Compounding this is the brittle, nervous fourth wall in this book, that allowed me to see the characters moving about and thinking, but prevented me from knowing how they feel -- even when the emotions are described, precisely because they are described instead of shown and shared. I wanted to be in Ziele's head and to walk alongside his heart as he began to come to terms with his loss and how that loss affected his view of himself.



But the author only allowed me to get so close before she pulled back, especially in those scenes involving male-female interactions. Almost as though she feared the outright expression of emotion might taint her story. Again and again, we're swallowed up by the motions of the mystery, even when it's not even an issue any longer.
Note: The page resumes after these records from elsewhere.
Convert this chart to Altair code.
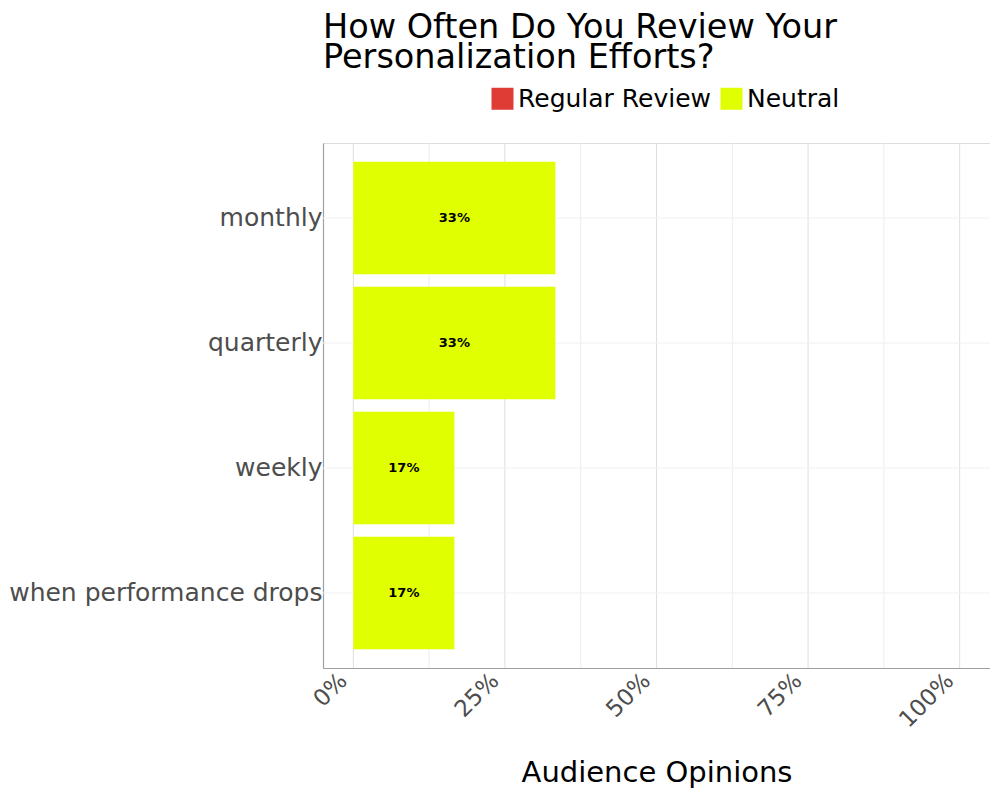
import altair as alt
import pandas as pd

categories = ["monthly", "quarterly", "weekly", "when performance drops"]
values = [33.33, 33.33, 16.67, 16.67]
groups = ["Neutral", "Neutral", "Neutral", "Neutral"]
legend_domain = ["Regular Review", "Neutral"]
legend_colors = ["#E03C36", "#E0FF00"]
x_ticks = [0, 25, 50, 75, 100]
x_minor = [12.5, 37.5, 62.5, 87.5]

df = pd.DataFrame({"cat": categories, "val": values, "grp": groups})
df["label"] = [f"{round(v)}%" for v in values]

FONT = "DejaVu Sans"
W, H = 667, 525

xscale = alt.Scale(domain=[-5, 105], nice=False, zero=False)
yscale = alt.Scale(domain=categories, paddingInner=0.1, paddingOuter=0.15)

xaxis = alt.Axis(values=x_ticks, labelExpr="datum.value + '%'", labelAngle=315,
                 labelAlign="right", labelBaseline="top", labelFont=FONT,
                 labelFontSize=23, labelColor="#4d4d4d", ticks=False,
                 labelPadding=1, labelOffset=-18, grid=False, domainColor="#a0a0a0",
                 domainWidth=1.2, titleFont=FONT, titleFontSize=29, titleFontWeight="normal",
                 titleColor="black", titleBaseline="alphabetic", titleY=113,
                 titleX=W / 2, title="Audience Opinions")
yaxis = alt.Axis(labelFont=FONT, labelFontSize=25, labelColor="#4d4d4d",
                 ticks=False, labelPadding=1, domainColor="#a0a0a0",
                 domainWidth=1.2, grid=False, title=None, labelLimit=400)

major = alt.Chart(pd.DataFrame({"v": x_ticks})).mark_rule(color="#dedede", strokeWidth=1).encode(
    x=alt.X("v:Q", scale=xscale, axis=xaxis, title="Audience Opinions")
)
minor = alt.Chart(pd.DataFrame({"v": x_minor})).mark_rule(color="#ececec", strokeWidth=1).encode(
    x=alt.X("v:Q", scale=xscale, axis=xaxis, title="Audience Opinions")
)
hgrid = alt.Chart(pd.DataFrame({"c": categories})).mark_rule(color="#f0f0f0", strokeWidth=1).encode(
    y=alt.Y("c:N", scale=yscale, axis=yaxis, sort=categories, title=None),
    x=alt.value(0), x2=alt.value(W),
)

bars = alt.Chart(df).mark_bar().encode(
    y=alt.Y("cat:N", scale=yscale, sort=categories, title=None, axis=yaxis),
    x=alt.X("val:Q", scale=xscale, title="Audience Opinions", axis=xaxis),
    color=alt.Color("grp:N", scale=alt.Scale(domain=legend_domain, range=legend_colors),
                    title=None,
                    legend=alt.Legend(orient="none", legendX=167, legendY=-57,
                                      direction="horizontal", symbolType="square",
                                      symbolSize=484, symbolStrokeWidth=0, symbolOpacity=1,
                                      labelFont=FONT, labelFontSize=25, labelColor="black",
                                      labelOffset=3, columnPadding=7, padding=0,
                                      labelLimit=400)),
)

text = alt.Chart(df).mark_text(font=FONT, fontSize=13, fontWeight="bold", color="black").encode(
    y=alt.Y("cat:N", scale=yscale, sort=categories, title=None, axis=yaxis),
    x=alt.X("mid:Q", scale=xscale, title="Audience Opinions", axis=xaxis),
    text="label:N",
).transform_calculate(mid="datum.val / 2")

chart = alt.layer(minor, major, hgrid, bars, text).properties(
    width=W, height=H,
    title=alt.TitleParams(["How Often Do You Review Your", "Personalization Efforts?"],
                          font=FONT, fontSize=33.5, fontWeight="normal", color="black",
                          anchor="start", frame="group", lineHeight=30, offset=11),
    autosize=alt.AutoSizeParams(type="none"),
    padding={"left": 315, "top": 135, "right": 0, "bottom": 120},
).configure_view(strokeWidth=0).configure(background="white")

chart.save("out.html", embed_options={"renderer": "svg", "actions": False})
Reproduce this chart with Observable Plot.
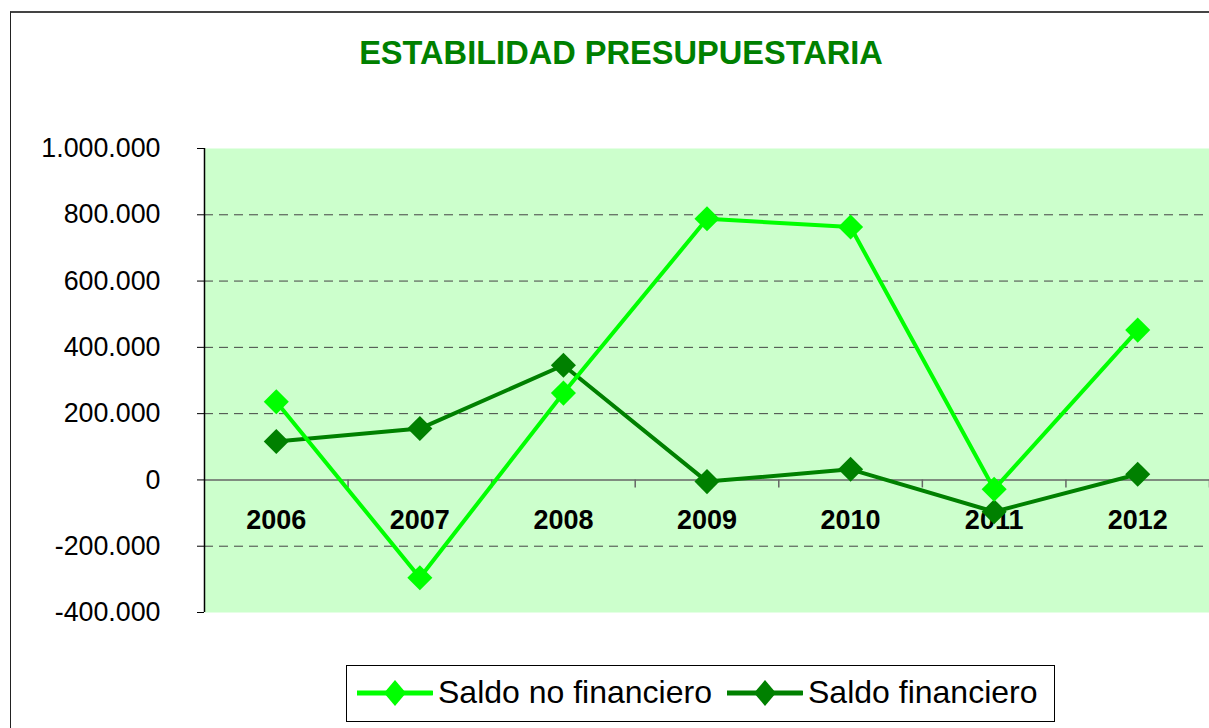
<!DOCTYPE html>
<html>
<head>
<meta charset="utf-8">
<script src="https://cdn.jsdelivr.net/npm/d3@7"></script>
<script src="https://cdn.jsdelivr.net/npm/@observablehq/plot@0.6"></script>
<style>
  body { margin: 0; background: #fff; font-family: "Liberation Sans", Arial, sans-serif; }
  #wrap { position: relative; width: 1209px; height: 728px; overflow: hidden; background: #fff; }
  #border { position: absolute; left: 10px; top: 11px; width: 1300px; height: 800px;
            border-left: 1.5px solid #222; border-top: 2px solid #444; }
  #title { position: absolute; left: 0; width: 1242px; top: 37px; line-height: 1; text-align: center;
           font-weight: bold; font-size: 32.6px; color: #008000; white-space: nowrap; }
  #chart { position: absolute; left: 0; top: 0; }
  #legend { position: absolute; left: 346px; top: 665px; width: 709px; height: 57px;
            border: 1px solid #000; box-sizing: border-box; background: #fff; }
  .lg-sw { position: absolute; }
  .lg-tx { position: absolute; font-size: 32px; line-height: 1; white-space: nowrap; color: #000; }
</style>
</head>
<body>
<div id="wrap">
  <div id="border"></div>
  <div id="chart"></div>
  <div id="title"></div>
  <div id="legend"></div>
</div>
<script>
// ---- data ----
const chartTitle = "ESTABILIDAD PRESUPUESTARIA";
const years = [2006, 2007, 2008, 2009, 2010, 2011, 2012];
const saldoNoFinanciero = [236000, -295000, 262000, 788000, 763000, -28000, 452000];
const saldoFinanciero = [116000, 155000, 346000, -5000, 32000, -96000, 17000];
const seriesNames = ["Saldo no financiero", "Saldo financiero"];
const seriesColors = ["#00ff00", "#008000"];
const yTicks = [-400000, -200000, 0, 200000, 400000, 600000, 800000, 1000000];
const gridValues = [-200000, 200000, 400000, 600000, 800000];
const xDomain = [2005.5, 2012.5];
const yDomain = [-400000, 1000000];

const locale = d3.formatLocale({decimal: ",", thousands: ".", grouping: [3], currency: ["", "€"], minus: "-"});
const fmt = locale.format(",d");

const rowsNo = years.map((y, i) => ({year: y, value: saldoNoFinanciero[i]}));
const rowsFin = years.map((y, i) => ({year: y, value: saldoFinanciero[i]}));
const boundaries = years.map(y => y + 0.5);

document.getElementById("title").textContent = chartTitle;

const chart = Plot.plot({
  width: 1209,
  height: 728,
  marginLeft: 204,
  marginRight: 0,
  marginTop: 148,
  marginBottom: 116,
  x: {domain: xDomain, axis: null},
  y: {domain: yDomain, ticks: yTicks, tickFormat: fmt, tickSize: 7, tickPadding: 37, label: null},
  style: {background: "transparent", fontFamily: "'Liberation Sans', Arial, sans-serif", fontSize: "26.8px", color: "#000", overflow: "visible"},
  marks: [
    Plot.frame({fill: "#ccffcc", stroke: "none"}),
    Plot.ruleY(gridValues, {stroke: "#444", strokeDasharray: "9,6", strokeWidth: 1}),
    Plot.ruleY([0], {stroke: "#666", strokeWidth: 1.5}),
    Plot.ruleX(boundaries, {x: d => d, y1: 0, y2: 0, insetBottom: -8, stroke: "#666", strokeWidth: 1.5}),
    Plot.ruleX([xDomain[0]], {y1: yDomain[0], y2: yDomain[1], stroke: "#000", strokeWidth: 1.5}),
    Plot.text(years, {x: d => d, y: 0, dy: 40, text: d => String(d), fontWeight: "bold", fontSize: 27, fill: "#000"}),
    Plot.line(rowsFin, {x: "year", y: "value", stroke: seriesColors[1], strokeWidth: 4}),
    Plot.dot(rowsFin, {x: "year", y: "value", symbol: "diamond2", r: 11.3, fill: seriesColors[1], stroke: "none"}),
    Plot.line(rowsNo, {x: "year", y: "value", stroke: seriesColors[0], strokeWidth: 4}),
    Plot.dot(rowsNo, {x: "year", y: "value", symbol: "diamond2", r: 11.3, fill: seriesColors[0], stroke: "none"})
  ]
});
document.getElementById("chart").appendChild(chart);

// ---- legend ----
const legend = document.getElementById("legend");
const legendItems = [
  {sw: 10, tx: 91},
  {sw: 380, tx: 461}
];
seriesNames.forEach((name, i) => {
  const sw = document.createElementNS("http://www.w3.org/2000/svg", "svg");
  sw.setAttribute("class", "lg-sw");
  sw.setAttribute("width", 76);
  sw.setAttribute("height", 30);
  sw.style.left = legendItems[i].sw + "px";
  sw.style.top = (28 - 1 - 15) + "px";
  sw.innerHTML = `<line x1="0" y1="15" x2="75" y2="15" stroke="${seriesColors[i]}" stroke-width="5" stroke-linecap="round"/>` +
                 `<path d="M38,2 L49,15 L38,28 L27,15 Z" fill="${seriesColors[i]}"/>`;
  legend.appendChild(sw);
  const tx = document.createElement("span");
  tx.className = "lg-tx";
  tx.textContent = name;
  tx.style.left = legendItems[i].tx + "px";
  tx.style.top = "10px";
  legend.appendChild(tx);
});
</script>
</body>
</html>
Put it to you this way, and this is spoilery so fair warning now: Ziele gets the perp and saves the girl. Remember that he lost the first girl. This moment should be massive for him, a dreadful replay he's forced to face for the good of everyone, including himself. He failed his lover and saved a woman he barely knows. That's affecting.



And during the scene, the author glides right over this like it doesn't even matter.



This book ended up disappointing me because it didn't fulfill it's promise to itself and therefore me. I'm struggling to learn to write too, and God knows I've made some of these same mistakes. All of them, actually. I'm not posting this as a know-it-all. I'm saying, rather, that it probably takes one to know one. It's true: when you spot it, you got it. I'm just disappointed that I spotted so much so soon, when this character and this book could have been so very much more.



And because of that, I really will read Pintoff's follow-up, A Curtain Falls. Like I said, I really like the character, and characters are always what keep me reading long after the narrative doesn't give me what I think I came for. He has so much potential. And I hope Pintoff cuts loose and lets Ziele's heart run as fast as his feet.